Iovine and Dre met with the team for the Warriors annual ‘Business of Basketball’ meeting. Usually reserved for someone to explain the ins and outs of the salary cap, director of player programs Jonnie West came up big and brought Dre and Iovine in to meet the team.

“We always had those meetings. They can get kind of boring and redundant,” Green said, before grinning and adding, “but I’m excited about this one.”

The Warriors are at the top of the mountain, and you couldn’t blame them if they kept their heads down and went about their business without taking advice from anyone outside the organization. But Kerr says the team can take learn a lot from meeting with successful people in different industries.

“Even though the medium is different, it’s the same path,” Kerr said. “Same path to success. Creativity. Generating ideas, motivation. Putting all that stuff all on paper. Following a plan. Keeping your goal. Dealing with adversity. Same story in anybody’s successful path. But it’s a different realm, and that’s what makes it interesting.”

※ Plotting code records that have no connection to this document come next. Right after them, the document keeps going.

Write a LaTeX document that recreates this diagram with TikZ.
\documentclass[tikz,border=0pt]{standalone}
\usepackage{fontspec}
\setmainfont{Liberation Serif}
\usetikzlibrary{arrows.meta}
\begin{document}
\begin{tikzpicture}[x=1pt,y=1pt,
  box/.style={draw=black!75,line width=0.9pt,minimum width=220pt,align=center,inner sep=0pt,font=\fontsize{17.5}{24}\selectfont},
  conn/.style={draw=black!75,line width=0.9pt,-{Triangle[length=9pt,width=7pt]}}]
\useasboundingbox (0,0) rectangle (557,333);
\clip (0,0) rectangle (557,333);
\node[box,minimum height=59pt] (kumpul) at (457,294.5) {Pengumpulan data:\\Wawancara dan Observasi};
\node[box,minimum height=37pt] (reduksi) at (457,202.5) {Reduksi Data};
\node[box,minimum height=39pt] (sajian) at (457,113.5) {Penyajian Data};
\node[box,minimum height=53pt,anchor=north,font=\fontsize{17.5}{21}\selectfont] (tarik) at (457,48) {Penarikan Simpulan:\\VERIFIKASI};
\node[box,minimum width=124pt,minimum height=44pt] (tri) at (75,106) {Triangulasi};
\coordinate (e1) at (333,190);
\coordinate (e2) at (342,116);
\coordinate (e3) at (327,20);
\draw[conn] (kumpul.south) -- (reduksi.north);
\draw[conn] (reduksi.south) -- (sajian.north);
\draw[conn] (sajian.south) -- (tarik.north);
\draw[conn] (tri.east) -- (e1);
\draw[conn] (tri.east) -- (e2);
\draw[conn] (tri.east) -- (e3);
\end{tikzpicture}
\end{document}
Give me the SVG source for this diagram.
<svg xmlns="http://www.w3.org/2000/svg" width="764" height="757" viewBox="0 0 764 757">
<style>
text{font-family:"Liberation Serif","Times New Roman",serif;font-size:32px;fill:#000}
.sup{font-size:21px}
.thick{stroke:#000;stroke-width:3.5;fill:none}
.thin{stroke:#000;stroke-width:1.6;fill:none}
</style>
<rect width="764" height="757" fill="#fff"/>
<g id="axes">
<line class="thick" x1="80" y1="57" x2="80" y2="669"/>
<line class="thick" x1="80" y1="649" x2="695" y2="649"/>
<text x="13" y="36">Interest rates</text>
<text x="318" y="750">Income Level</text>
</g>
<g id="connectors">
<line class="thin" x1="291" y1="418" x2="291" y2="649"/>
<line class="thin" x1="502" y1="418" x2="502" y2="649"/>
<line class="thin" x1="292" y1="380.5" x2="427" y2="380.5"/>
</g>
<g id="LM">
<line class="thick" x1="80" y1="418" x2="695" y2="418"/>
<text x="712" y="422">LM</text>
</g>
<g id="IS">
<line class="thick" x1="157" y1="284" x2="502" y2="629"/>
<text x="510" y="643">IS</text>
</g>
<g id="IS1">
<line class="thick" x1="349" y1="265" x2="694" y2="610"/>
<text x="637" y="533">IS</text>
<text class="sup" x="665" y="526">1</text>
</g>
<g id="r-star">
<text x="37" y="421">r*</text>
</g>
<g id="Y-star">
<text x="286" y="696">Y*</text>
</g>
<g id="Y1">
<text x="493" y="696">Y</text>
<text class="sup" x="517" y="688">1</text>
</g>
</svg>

The Warriors boast some of the most talented individual basketball players to ever lace up their own signature shoes, but still find a way to play at a level that is greater than the sum of it’s parts. Draymond spoke about Dr. Dre similarly, saying that The Chronic is one of the top three albums ever created – but Dre’s real magic came from making those around him great.

“Him and Snoop still got stuff we rock to today,” Green said. “But his ability to make others great…that’s what’s special. He helped make Eminem great. That’s what’s special. You look at guys in our sport. And there’s a lot of guys who can get it themselves. There aren’t a lot of guys who can make others great. And that’s kinda when you can see the transcendent talent. When you can make everyone else around you better. And that’s what he did.

“Like I said, I think that’s more special than any music he’s ever made himself. You look at his resume, how many other people he’s made great. That’s what stands out more to me than anything.”

It will be interesting to hear what the players learned from Dre and Iovine, and how they’ll use those lessons in their own life.